Write the entries below out again exactly; any picture in them stays out.

╭─ Records supplied

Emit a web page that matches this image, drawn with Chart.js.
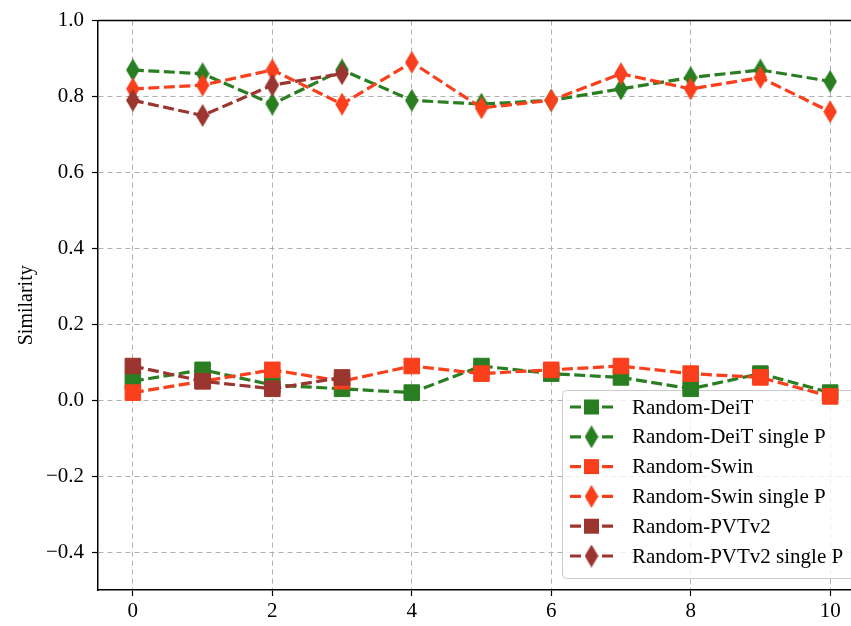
<!DOCTYPE html>
<html lang="en">
<head>
    <meta charset="UTF-8">
    <title>Similarity</title>
    <script src="https://cdn.jsdelivr.net/npm/chart.js"></script>
    <style>
        html, body {
            margin: 0;
            padding: 0;
            background: #ffffff;
            overflow: hidden;
        }
        #chartBox {
            width: 880px;
            height: 626px;
        }
    </style>
</head>
<body>
    <div id="chartBox">
        <canvas id="similarityChart" width="880" height="626"></canvas>
    </div>

    <script>
        // data
        const xValues = [0, 1, 2, 3, 4, 5, 6, 7, 8, 9, 10];
        const deitValues = [0.05, 0.08, 0.04, 0.03, 0.02, 0.09, 0.07, 0.06, 0.03, 0.07, 0.02];
        const deitSingleValues = [0.87, 0.86, 0.78, 0.87, 0.79, 0.78, 0.79, 0.82, 0.85, 0.87, 0.84];
        const swinValues = [0.02, 0.05, 0.08, 0.05, 0.09, 0.07, 0.08, 0.09, 0.07, 0.06, 0.01];
        const swinSingleValues = [0.82, 0.83, 0.87, 0.78, 0.89, 0.77, 0.79, 0.86, 0.82, 0.85, 0.76];
        const pvtValues = [0.09, 0.05, 0.03, 0.06];
        const pvtSingleValues = [0.79, 0.75, 0.83, 0.86];

        const seriesLabels = ['Random-DeiT', 'Random-DeiT single P', 'Random-Swin',
                              'Random-Swin single P', 'Random-PVTv2', 'Random-PVTv2 single P'];
        const xTicks = [0, 2, 4, 6, 8, 10];
        const yTicks = [-0.4, -0.2, 0.0, 0.2, 0.4, 0.6, 0.8, 1.0];

        const GREEN = '#2a7e22';
        const RED = '#fa3f1c';
        const BROWN = '#9b3530';
        const FONT = '"Liberation Serif", "DejaVu Serif", serif';

        // thin diamond marker (matplotlib 'd')
        function thinDiamond(color) {
            const c = document.createElement('canvas');
            c.width = 14;
            c.height = 23;
            const g = c.getContext('2d');
            g.fillStyle = color;
            g.beginPath();
            g.moveTo(7, 0);
            g.lineTo(13.8, 11.5);
            g.lineTo(7, 23);
            g.lineTo(0.2, 11.5);
            g.closePath();
            g.fill();
            return c;
        }

        function toPoints(vals) {
            return vals.map((v, i) => ({ x: xValues[i], y: v }));
        }

        const colors = [GREEN, GREEN, RED, RED, BROWN, BROWN];
        const valueSets = [deitValues, deitSingleValues, swinValues, swinSingleValues, pvtValues, pvtSingleValues];
        const diamonds = colors.map(c => thinDiamond(c));

        const datasets = valueSets.map((vals, i) => {
            const isDiamond = i % 2 === 1;
            return {
                label: seriesLabels[i],
                data: toPoints(vals),
                borderColor: colors[i],
                backgroundColor: colors[i],
                borderWidth: 3.2,
                borderDash: [11, 4.5],
                pointStyle: isDiamond ? diamonds[i] : 'rect',
                pointRadius: 11,
                pointBorderWidth: 1,
                pointBorderColor: colors[i],
                pointBackgroundColor: colors[i],
                tension: 0,
                order: 5 - i   // later series on top, like matplotlib
            };
        });

        // legend box inside the plot, under the data
        const legendBox = {
            id: 'legendBox',
            beforeDatasetsDraw(chart) {
                const ctx = chart.ctx;
                ctx.save();
                const bx = 562.5, by = 390.5, bw = 310, bh = 188;
                ctx.fillStyle = 'rgba(255,255,255,0.8)';
                ctx.strokeStyle = '#cccccc';
                ctx.lineWidth = 1;
                ctx.beginPath();
                ctx.roundRect(bx, by, bw, bh, 4);
                ctx.fill();
                ctx.stroke();

                ctx.font = '21px ' + FONT;
                ctx.textBaseline = 'middle';
                ctx.textAlign = 'left';
                seriesLabels.forEach((label, i) => {
                    const y = 407 + i * 29.8;
                    const col = colors[i];
                    ctx.strokeStyle = col;
                    ctx.lineWidth = 3.2;
                    ctx.beginPath();
                    ctx.moveTo(570, y);
                    ctx.lineTo(581, y);
                    ctx.moveTo(602, y);
                    ctx.lineTo(613, y);
                    ctx.stroke();
                    ctx.fillStyle = col;
                    if (i % 2 === 1) {
                        const d = diamonds[i];
                        ctx.drawImage(d, 591.5 - d.width / 2, y - d.height / 2);
                    } else {
                        ctx.fillRect(584, y - 7.5, 15, 15);
                    }
                    ctx.fillStyle = '#000';
                    ctx.fillText(label, 632, y + 1);
                });
                ctx.restore();
            }
        };

        // top and right spines
        const spines = {
            id: 'spines',
            afterDraw(chart) {
                const ctx = chart.ctx;
                const area = chart.chartArea;
                ctx.save();
                ctx.strokeStyle = '#000';
                ctx.lineWidth = 1.5;
                ctx.beginPath();
                ctx.moveTo(area.left, area.top);
                ctx.lineTo(area.right, area.top);
                ctx.lineTo(area.right, area.bottom);
                ctx.stroke();
                ctx.restore();
            }
        };

        const fmt = v => (v < 0 ? '\u2212' : '') + Math.abs(v).toFixed(1);

        new Chart(document.getElementById('similarityChart'), {
            type: 'line',
            data: { datasets: datasets },
            options: {
                responsive: false,
                animation: false,
                layout: { padding: { top: 17, right: 15, left: 0, bottom: 0 } },
                plugins: {
                    legend: { display: false },
                    tooltip: { enabled: false }
                },
                scales: {
                    x: {
                        type: 'linear',
                        min: -0.5,
                        max: 10.5,
                        afterBuildTicks: s => { s.ticks = xTicks.map(v => ({ value: v })); },
                        afterFit: s => { s.height = 36; },
                        ticks: {
                            color: '#000',
                            padding: 3,
                            font: { family: FONT, size: 21 },
                            callback: v => String(v)
                        },
                        grid: {
                            color: '#b0b0b0',
                            lineWidth: 1,
                            tickLength: 6,
                            tickColor: '#000',
                            tickWidth: 1.2,
                            tickBorderDash: []
                        },
                        border: { display: true, color: '#000', width: 1.5, dash: [5, 4] }
                    },
                    y: {
                        type: 'linear',
                        min: -0.5,
                        max: 1.0,
                        afterBuildTicks: s => { s.ticks = yTicks.map(v => ({ value: v })); },
                        afterFit: s => { s.width = 98; },
                        ticks: {
                            color: '#000',
                            padding: 8,
                            font: { family: FONT, size: 21 },
                            callback: v => fmt(v)
                        },
                        grid: {
                            color: '#b0b0b0',
                            lineWidth: 1,
                            tickLength: 6,
                            tickColor: '#000',
                            tickWidth: 1.2,
                            tickBorderDash: []
                        },
                        border: { display: true, color: '#000', width: 1.5, dash: [5, 4] },
                        title: {
                            display: true,
                            text: 'Similarity',
                            color: '#000',
                            font: { family: FONT, size: 20 },
                            padding: { top: 15, bottom: 0 }
                        }
                    }
                }
            },
            plugins: [legendBox, spines]
        });
    </script>
</body>
</html>
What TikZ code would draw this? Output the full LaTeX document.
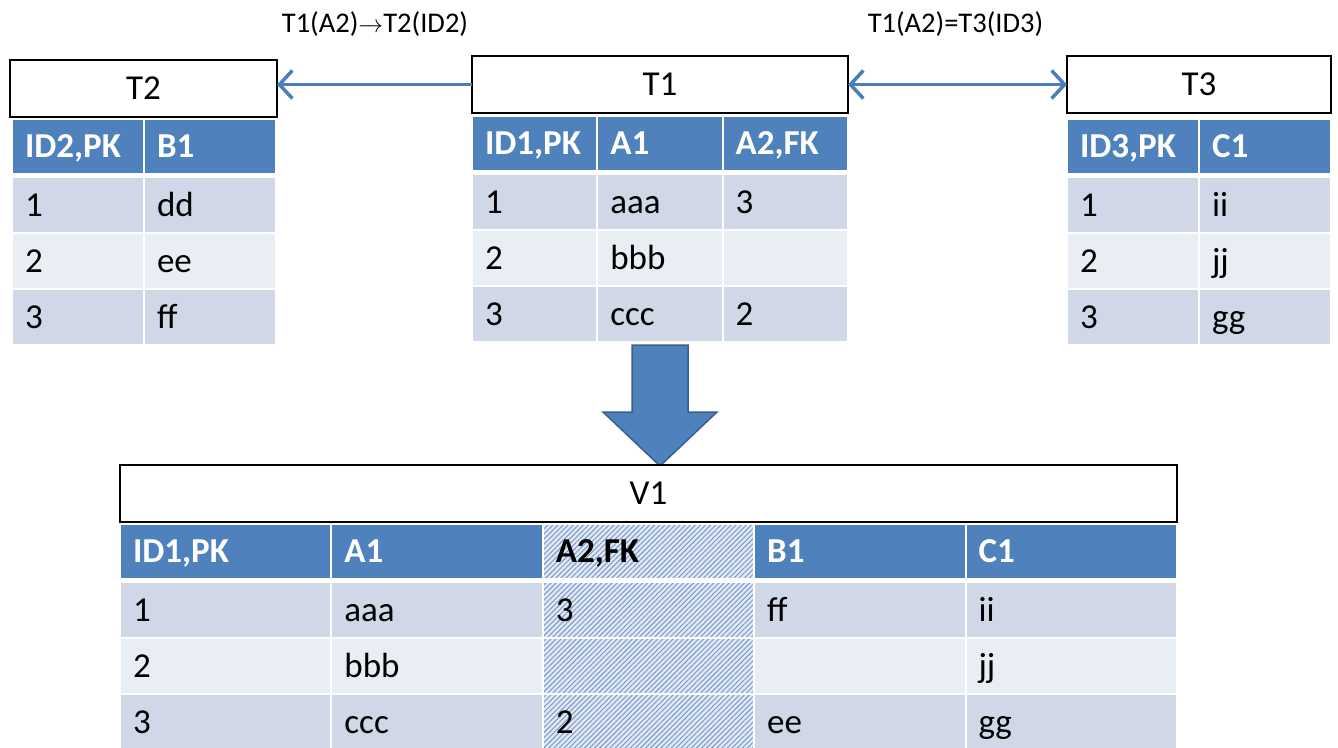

╰─

# Task output
Emit a web page that matches this image, drawn with Chart.js.
<!DOCTYPE html>
<html lang="en">
<head>
    <meta charset="UTF-8">
    <title>Similarity</title>
    <script src="https://cdn.jsdelivr.net/npm/chart.js"></script>
    <style>
        html, body {
            margin: 0;
            padding: 0;
            background: #ffffff;
            overflow: hidden;
        }
        #chartBox {
            width: 880px;
            height: 626px;
        }
    </style>
</head>
<body>
    <div id="chartBox">
        <canvas id="similarityChart" width="880" height="626"></canvas>
    </div>

    <script>
        // data
        const xValues = [0, 1, 2, 3, 4, 5, 6, 7, 8, 9, 10];
        const deitValues = [0.05, 0.08, 0.04, 0.03, 0.02, 0.09, 0.07, 0.06, 0.03, 0.07, 0.02];
        const deitSingleValues = [0.87, 0.86, 0.78, 0.87, 0.79, 0.78, 0.79, 0.82, 0.85, 0.87, 0.84];
        const swinValues = [0.02, 0.05, 0.08, 0.05, 0.09, 0.07, 0.08, 0.09, 0.07, 0.06, 0.01];
        const swinSingleValues = [0.82, 0.83, 0.87, 0.78, 0.89, 0.77, 0.79, 0.86, 0.82, 0.85, 0.76];
        const pvtValues = [0.09, 0.05, 0.03, 0.06];
        const pvtSingleValues = [0.79, 0.75, 0.83, 0.86];

        const seriesLabels = ['Random-DeiT', 'Random-DeiT single P', 'Random-Swin',
                              'Random-Swin single P', 'Random-PVTv2', 'Random-PVTv2 single P'];
        const xTicks = [0, 2, 4, 6, 8, 10];
        const yTicks = [-0.4, -0.2, 0.0, 0.2, 0.4, 0.6, 0.8, 1.0];

        const GREEN = '#2a7e22';
        const RED = '#fa3f1c';
        const BROWN = '#9b3530';
        const FONT = '"Liberation Serif", "DejaVu Serif", serif';

        // thin diamond marker (matplotlib 'd')
        function thinDiamond(color) {
            const c = document.createElement('canvas');
            c.width = 14;
            c.height = 23;
            const g = c.getContext('2d');
            g.fillStyle = color;
            g.beginPath();
            g.moveTo(7, 0);
            g.lineTo(13.8, 11.5);
            g.lineTo(7, 23);
            g.lineTo(0.2, 11.5);
            g.closePath();
            g.fill();
            return c;
        }

        function toPoints(vals) {
            return vals.map((v, i) => ({ x: xValues[i], y: v }));
        }

        const colors = [GREEN, GREEN, RED, RED, BROWN, BROWN];
        const valueSets = [deitValues, deitSingleValues, swinValues, swinSingleValues, pvtValues, pvtSingleValues];
        const diamonds = colors.map(c => thinDiamond(c));

        const datasets = valueSets.map((vals, i) => {
            const isDiamond = i % 2 === 1;
            return {
                label: seriesLabels[i],
                data: toPoints(vals),
                borderColor: colors[i],
                backgroundColor: colors[i],
                borderWidth: 3.2,
                borderDash: [11, 4.5],
                pointStyle: isDiamond ? diamonds[i] : 'rect',
                pointRadius: 11,
                pointBorderWidth: 1,
                pointBorderColor: colors[i],
                pointBackgroundColor: colors[i],
                tension: 0,
                order: 5 - i   // later series on top, like matplotlib
            };
        });

        // legend box inside the plot, under the data
        const legendBox = {
            id: 'legendBox',
            beforeDatasetsDraw(chart) {
                const ctx = chart.ctx;
                ctx.save();
                const bx = 562.5, by = 390.5, bw = 310, bh = 188;
                ctx.fillStyle = 'rgba(255,255,255,0.8)';
                ctx.strokeStyle = '#cccccc';
                ctx.lineWidth = 1;
                ctx.beginPath();
                ctx.roundRect(bx, by, bw, bh, 4);
                ctx.fill();
                ctx.stroke();

                ctx.font = '21px ' + FONT;
                ctx.textBaseline = 'middle';
                ctx.textAlign = 'left';
                seriesLabels.forEach((label, i) => {
                    const y = 407 + i * 29.8;
                    const col = colors[i];
                    ctx.strokeStyle = col;
                    ctx.lineWidth = 3.2;
                    ctx.beginPath();
                    ctx.moveTo(570, y);
                    ctx.lineTo(581, y);
                    ctx.moveTo(602, y);
                    ctx.lineTo(613, y);
                    ctx.stroke();
                    ctx.fillStyle = col;
                    if (i % 2 === 1) {
                        const d = diamonds[i];
                        ctx.drawImage(d, 591.5 - d.width / 2, y - d.height / 2);
                    } else {
                        ctx.fillRect(584, y - 7.5, 15, 15);
                    }
                    ctx.fillStyle = '#000';
                    ctx.fillText(label, 632, y + 1);
                });
                ctx.restore();
            }
        };

        // top and right spines
        const spines = {
            id: 'spines',
            afterDraw(chart) {
                const ctx = chart.ctx;
                const area = chart.chartArea;
                ctx.save();
                ctx.strokeStyle = '#000';
                ctx.lineWidth = 1.5;
                ctx.beginPath();
                ctx.moveTo(area.left, area.top);
                ctx.lineTo(area.right, area.top);
                ctx.lineTo(area.right, area.bottom);
                ctx.stroke();
                ctx.restore();
            }
        };

        const fmt = v => (v < 0 ? '\u2212' : '') + Math.abs(v).toFixed(1);

        new Chart(document.getElementById('similarityChart'), {
            type: 'line',
            data: { datasets: datasets },
            options: {
                responsive: false,
                animation: false,
                layout: { padding: { top: 17, right: 15, left: 0, bottom: 0 } },
                plugins: {
                    legend: { display: false },
                    tooltip: { enabled: false }
                },
                scales: {
                    x: {
                        type: 'linear',
                        min: -0.5,
                        max: 10.5,
                        afterBuildTicks: s => { s.ticks = xTicks.map(v => ({ value: v })); },
                        afterFit: s => { s.height = 36; },
                        ticks: {
                            color: '#000',
                            padding: 3,
                            font: { family: FONT, size: 21 },
                            callback: v => String(v)
                        },
                        grid: {
                            color: '#b0b0b0',
                            lineWidth: 1,
                            tickLength: 6,
                            tickColor: '#000',
                            tickWidth: 1.2,
                            tickBorderDash: []
                        },
                        border: { display: true, color: '#000', width: 1.5, dash: [5, 4] }
                    },
                    y: {
                        type: 'linear',
                        min: -0.5,
                        max: 1.0,
                        afterBuildTicks: s => { s.ticks = yTicks.map(v => ({ value: v })); },
                        afterFit: s => { s.width = 98; },
                        ticks: {
                            color: '#000',
                            padding: 8,
                            font: { family: FONT, size: 21 },
                            callback: v => fmt(v)
                        },
                        grid: {
                            color: '#b0b0b0',
                            lineWidth: 1,
                            tickLength: 6,
                            tickColor: '#000',
                            tickWidth: 1.2,
                            tickBorderDash: []
                        },
                        border: { display: true, color: '#000', width: 1.5, dash: [5, 4] },
                        title: {
                            display: true,
                            text: 'Similarity',
                            color: '#000',
                            font: { family: FONT, size: 20 },
                            padding: { top: 15, bottom: 0 }
                        }
                    }
                }
            },
            plugins: [legendBox, spines]
        });
    </script>
</body>
</html>
What TikZ code would draw this? Output the full LaTeX document.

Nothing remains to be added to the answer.